История и мифы

История и мифы

история и мифы. Для народов архаической культуры, не имеющих собственно исторических текстов, мифологические источники при всей их неполноте и неточности восполняют (хотя и в специфической форме) исторические источники, помогают в решении задач истории как познания.

Велико значение мифопоэтической традиции и для эпох, когда существует и развитая историческая традиция, и совокупность мифологических описаний, пытающихся моделировать новый для мифопоэтического сознания исторический материал — описание «извне» и «изнутри» (автоописание); ср. научно-исторические описания ряда африканских, индейских, австралийских, некоторых азиатских традиций и имеющиеся в них собственные автоописания, без учёта которых остаются в тени многие важные стимулы, определяющие развитие данной традиции, а также сама историческая реальность, осознаваемая носителями этой традиции.Проблема соотношения истории (как науки) и мифа наиболее важна для эпохи, когда начинают появляться первые исторические описания, но ещё продолжают господствовать старые мифопоэтические схемы и соответствующие тексты, преимущественно космологического содержания. При этом необходимо отличать историю как науку о человеческих деяниях в прошлом от созданной на Древнем Востоке теократической квазиистории (прежде всего о божественных деяниях) и от мифа, где при сохранении квазивременной формы человеческие деяния игнорируются почти полностью.Связь исторического начала с мифологическим, И. и м., несомненна уже для космологических текстов (см. Космогонические мифы).

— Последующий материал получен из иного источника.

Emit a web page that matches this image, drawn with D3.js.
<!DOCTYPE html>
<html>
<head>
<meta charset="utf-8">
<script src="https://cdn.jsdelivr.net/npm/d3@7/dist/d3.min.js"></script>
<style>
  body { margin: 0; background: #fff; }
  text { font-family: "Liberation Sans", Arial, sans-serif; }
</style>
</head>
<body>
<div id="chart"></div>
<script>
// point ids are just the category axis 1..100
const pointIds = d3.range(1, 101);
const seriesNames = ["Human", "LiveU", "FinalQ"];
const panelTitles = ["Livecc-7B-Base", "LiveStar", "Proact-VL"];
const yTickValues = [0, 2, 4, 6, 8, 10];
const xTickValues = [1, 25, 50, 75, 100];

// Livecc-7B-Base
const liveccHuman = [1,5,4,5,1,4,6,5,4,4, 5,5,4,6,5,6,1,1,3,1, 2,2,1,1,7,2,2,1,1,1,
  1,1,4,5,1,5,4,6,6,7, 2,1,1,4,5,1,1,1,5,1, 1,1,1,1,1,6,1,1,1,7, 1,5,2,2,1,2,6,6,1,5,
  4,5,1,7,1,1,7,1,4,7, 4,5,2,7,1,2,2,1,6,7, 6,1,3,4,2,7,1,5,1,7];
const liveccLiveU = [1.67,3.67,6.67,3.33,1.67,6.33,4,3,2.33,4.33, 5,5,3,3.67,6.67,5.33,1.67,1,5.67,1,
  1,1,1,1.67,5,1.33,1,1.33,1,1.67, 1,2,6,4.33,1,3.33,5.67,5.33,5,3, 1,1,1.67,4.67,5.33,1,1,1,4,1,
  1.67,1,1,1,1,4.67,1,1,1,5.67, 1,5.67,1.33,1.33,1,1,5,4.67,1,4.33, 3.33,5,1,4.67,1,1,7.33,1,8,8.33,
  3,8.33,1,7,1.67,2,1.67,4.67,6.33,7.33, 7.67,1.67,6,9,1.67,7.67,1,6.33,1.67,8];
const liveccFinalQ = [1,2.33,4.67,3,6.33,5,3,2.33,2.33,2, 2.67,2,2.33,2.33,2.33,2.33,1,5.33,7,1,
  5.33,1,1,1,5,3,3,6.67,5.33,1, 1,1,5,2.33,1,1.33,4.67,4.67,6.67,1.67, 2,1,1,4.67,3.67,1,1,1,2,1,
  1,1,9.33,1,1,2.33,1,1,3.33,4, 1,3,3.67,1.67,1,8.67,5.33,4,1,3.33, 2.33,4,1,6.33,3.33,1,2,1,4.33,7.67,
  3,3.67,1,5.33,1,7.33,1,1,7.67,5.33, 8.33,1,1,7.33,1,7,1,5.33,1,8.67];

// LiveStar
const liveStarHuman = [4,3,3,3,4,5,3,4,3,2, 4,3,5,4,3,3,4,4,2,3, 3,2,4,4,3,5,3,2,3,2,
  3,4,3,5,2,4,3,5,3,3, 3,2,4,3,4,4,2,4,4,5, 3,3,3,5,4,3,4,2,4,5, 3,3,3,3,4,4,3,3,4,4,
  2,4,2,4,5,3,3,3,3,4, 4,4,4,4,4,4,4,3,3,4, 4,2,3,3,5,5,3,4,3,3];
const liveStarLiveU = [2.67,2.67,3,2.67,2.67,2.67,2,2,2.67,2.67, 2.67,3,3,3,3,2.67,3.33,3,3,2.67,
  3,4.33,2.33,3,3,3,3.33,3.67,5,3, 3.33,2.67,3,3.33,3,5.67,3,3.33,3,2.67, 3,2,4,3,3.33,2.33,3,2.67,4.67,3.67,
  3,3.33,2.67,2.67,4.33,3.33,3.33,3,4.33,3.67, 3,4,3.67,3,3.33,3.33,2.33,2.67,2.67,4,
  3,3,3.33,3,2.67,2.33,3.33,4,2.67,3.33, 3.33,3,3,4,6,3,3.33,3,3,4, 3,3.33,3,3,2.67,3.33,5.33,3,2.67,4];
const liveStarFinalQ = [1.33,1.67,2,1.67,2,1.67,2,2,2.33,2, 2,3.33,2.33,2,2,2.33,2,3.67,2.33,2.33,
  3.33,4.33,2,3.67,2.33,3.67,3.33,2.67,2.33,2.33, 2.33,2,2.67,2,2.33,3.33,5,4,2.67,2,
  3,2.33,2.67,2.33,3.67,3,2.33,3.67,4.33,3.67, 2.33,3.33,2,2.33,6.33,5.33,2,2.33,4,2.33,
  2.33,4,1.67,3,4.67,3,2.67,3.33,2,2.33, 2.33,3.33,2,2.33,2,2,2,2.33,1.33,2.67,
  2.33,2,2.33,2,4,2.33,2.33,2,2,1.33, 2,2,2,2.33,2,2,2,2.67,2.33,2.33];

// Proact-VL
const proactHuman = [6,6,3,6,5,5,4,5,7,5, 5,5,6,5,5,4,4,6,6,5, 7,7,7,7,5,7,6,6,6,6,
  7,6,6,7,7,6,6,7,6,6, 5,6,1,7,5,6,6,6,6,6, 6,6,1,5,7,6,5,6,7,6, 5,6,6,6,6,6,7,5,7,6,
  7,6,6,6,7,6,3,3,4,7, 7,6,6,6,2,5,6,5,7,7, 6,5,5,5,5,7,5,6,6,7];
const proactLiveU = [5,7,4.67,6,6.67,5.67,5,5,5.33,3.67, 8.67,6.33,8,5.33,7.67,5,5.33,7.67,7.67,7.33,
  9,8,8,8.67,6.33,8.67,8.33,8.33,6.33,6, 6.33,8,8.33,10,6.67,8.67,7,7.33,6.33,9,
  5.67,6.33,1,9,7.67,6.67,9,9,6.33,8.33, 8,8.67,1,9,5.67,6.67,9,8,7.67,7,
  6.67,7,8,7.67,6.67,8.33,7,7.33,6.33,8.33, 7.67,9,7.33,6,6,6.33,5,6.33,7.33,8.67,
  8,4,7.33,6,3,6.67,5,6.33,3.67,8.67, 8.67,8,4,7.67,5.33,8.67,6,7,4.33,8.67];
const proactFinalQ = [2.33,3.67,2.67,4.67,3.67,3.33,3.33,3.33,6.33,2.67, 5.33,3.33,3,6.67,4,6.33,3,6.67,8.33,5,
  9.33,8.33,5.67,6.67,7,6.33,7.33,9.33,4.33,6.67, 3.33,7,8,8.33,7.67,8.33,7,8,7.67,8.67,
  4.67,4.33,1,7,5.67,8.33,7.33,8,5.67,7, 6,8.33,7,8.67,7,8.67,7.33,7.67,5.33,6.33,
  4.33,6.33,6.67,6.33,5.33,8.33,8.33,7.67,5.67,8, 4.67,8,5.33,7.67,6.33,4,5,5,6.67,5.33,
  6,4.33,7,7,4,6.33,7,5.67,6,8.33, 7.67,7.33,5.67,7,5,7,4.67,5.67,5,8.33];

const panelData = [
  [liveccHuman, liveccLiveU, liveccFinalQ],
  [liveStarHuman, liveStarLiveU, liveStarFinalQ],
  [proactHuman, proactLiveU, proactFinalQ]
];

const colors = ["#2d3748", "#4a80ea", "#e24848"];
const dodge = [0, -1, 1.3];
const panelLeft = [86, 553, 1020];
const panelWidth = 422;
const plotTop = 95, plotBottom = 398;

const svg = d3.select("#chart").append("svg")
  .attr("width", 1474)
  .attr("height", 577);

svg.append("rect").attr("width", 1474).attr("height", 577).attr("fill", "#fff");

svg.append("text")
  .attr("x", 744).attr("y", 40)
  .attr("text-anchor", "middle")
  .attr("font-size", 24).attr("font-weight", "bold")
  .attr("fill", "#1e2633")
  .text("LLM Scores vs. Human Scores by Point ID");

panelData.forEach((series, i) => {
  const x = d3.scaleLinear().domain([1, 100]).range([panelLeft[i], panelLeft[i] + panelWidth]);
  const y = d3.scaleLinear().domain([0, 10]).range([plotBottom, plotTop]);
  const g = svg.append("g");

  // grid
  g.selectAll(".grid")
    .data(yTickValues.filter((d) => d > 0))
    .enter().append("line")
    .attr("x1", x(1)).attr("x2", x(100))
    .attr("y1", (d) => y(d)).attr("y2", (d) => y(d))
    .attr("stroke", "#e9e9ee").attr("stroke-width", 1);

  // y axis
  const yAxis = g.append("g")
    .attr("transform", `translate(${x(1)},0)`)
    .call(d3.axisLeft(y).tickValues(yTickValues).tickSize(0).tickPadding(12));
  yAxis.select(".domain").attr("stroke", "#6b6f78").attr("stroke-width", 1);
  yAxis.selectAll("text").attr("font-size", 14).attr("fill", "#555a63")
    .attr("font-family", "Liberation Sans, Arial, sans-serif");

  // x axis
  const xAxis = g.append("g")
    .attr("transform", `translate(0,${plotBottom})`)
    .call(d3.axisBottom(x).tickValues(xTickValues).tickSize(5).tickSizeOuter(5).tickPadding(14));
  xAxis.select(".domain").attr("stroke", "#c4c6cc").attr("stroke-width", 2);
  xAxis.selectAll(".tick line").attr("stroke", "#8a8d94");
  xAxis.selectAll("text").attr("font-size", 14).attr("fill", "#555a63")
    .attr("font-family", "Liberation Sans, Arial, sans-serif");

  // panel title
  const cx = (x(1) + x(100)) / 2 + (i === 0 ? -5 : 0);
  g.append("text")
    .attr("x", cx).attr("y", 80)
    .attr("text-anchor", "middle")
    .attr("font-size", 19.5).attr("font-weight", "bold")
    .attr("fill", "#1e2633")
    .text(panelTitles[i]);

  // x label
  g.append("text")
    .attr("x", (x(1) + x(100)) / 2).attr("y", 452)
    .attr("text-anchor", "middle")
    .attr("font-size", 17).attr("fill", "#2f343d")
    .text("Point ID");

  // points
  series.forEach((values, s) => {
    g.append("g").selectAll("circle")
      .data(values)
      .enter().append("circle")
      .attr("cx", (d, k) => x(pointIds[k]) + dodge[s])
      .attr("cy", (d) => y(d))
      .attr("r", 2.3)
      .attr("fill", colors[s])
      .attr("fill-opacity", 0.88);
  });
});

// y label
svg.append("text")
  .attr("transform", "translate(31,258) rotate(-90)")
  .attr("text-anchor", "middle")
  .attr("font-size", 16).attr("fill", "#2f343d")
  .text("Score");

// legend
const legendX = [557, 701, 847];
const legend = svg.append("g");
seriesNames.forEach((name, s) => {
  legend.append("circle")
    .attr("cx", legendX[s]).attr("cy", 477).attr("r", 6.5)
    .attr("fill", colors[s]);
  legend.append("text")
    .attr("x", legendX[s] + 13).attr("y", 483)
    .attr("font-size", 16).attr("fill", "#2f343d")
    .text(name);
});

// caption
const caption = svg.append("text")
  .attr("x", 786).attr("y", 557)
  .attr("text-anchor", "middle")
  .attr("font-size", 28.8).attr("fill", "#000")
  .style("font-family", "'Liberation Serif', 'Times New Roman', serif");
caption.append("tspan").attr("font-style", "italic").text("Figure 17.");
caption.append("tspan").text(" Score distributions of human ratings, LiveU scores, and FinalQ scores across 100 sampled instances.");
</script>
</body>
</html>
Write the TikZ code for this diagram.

Ряд их особенностей оказал существенное влияние на структуру и содержание ранне-исторических текстов. Среди этих особенностей: построение текста как ответа на вопрос (обычно целой серии вопросов и ответов, исчерпывающей тему — состав вселенной); членение текста, заданное описанием событий (составляющих акт творения), которое соответствует последовательности временных отрезков с непременным указанием начала; описание последовательной организации пространства (в направлении извне вовнутрь); введение операции порождения для перехода от одного этапа творения к следующему; последовательное нисхождение от космологического и божественного к «историческому» и человеческому; как следствие предыдущего — совмещение последнего члена космологического ряда с первым членом исторического (хотя бы квазиисторического) ряда (на стыке этих двух рядов выступает нередко первый культурный герой, завершающий устроение космоса — обычно уже в узкоземном масштабе — и открывающий данную культурно-историческую традицию актом установления норм социального поведения); указание правил социального поведения и, в частности, нередко — правил брачных отношений для членов коллектива и, следовательно, схем родства.Уже в мифопоэтических текстах наряду с собственно космологическими схемами и схемами системы родства и брачных отношений выделяются схемы мифоисторической традиции.

Они состоят обычно из мифов и того, что условно называют «историческими» преданиями. Современные исследователи нередко ошибаются или сомневаются в правильности установления границ между мифом и историческим преданием, хотя сами носители традиции, как правило, не затрудняются в их разграничении.

По-видимому, прав английский этнограф Б. Малиновский, который связывает «исторические» предания с участием в них человеческих существ, подобных носителям данной традиции, и с событиями, охватываемыми актуальной памятью коллектива (собственная память рассказчика, память поколения отцов, генеалогические схемы и т. п.). В мифе, в отличие от «исторического» предания, случаются и такие события, которые немыслимы ни в каких других условиях (например, легко осуществляются самые различные превращения: изменения тела, превращения человека в животное, переходы из одной сферы в другую).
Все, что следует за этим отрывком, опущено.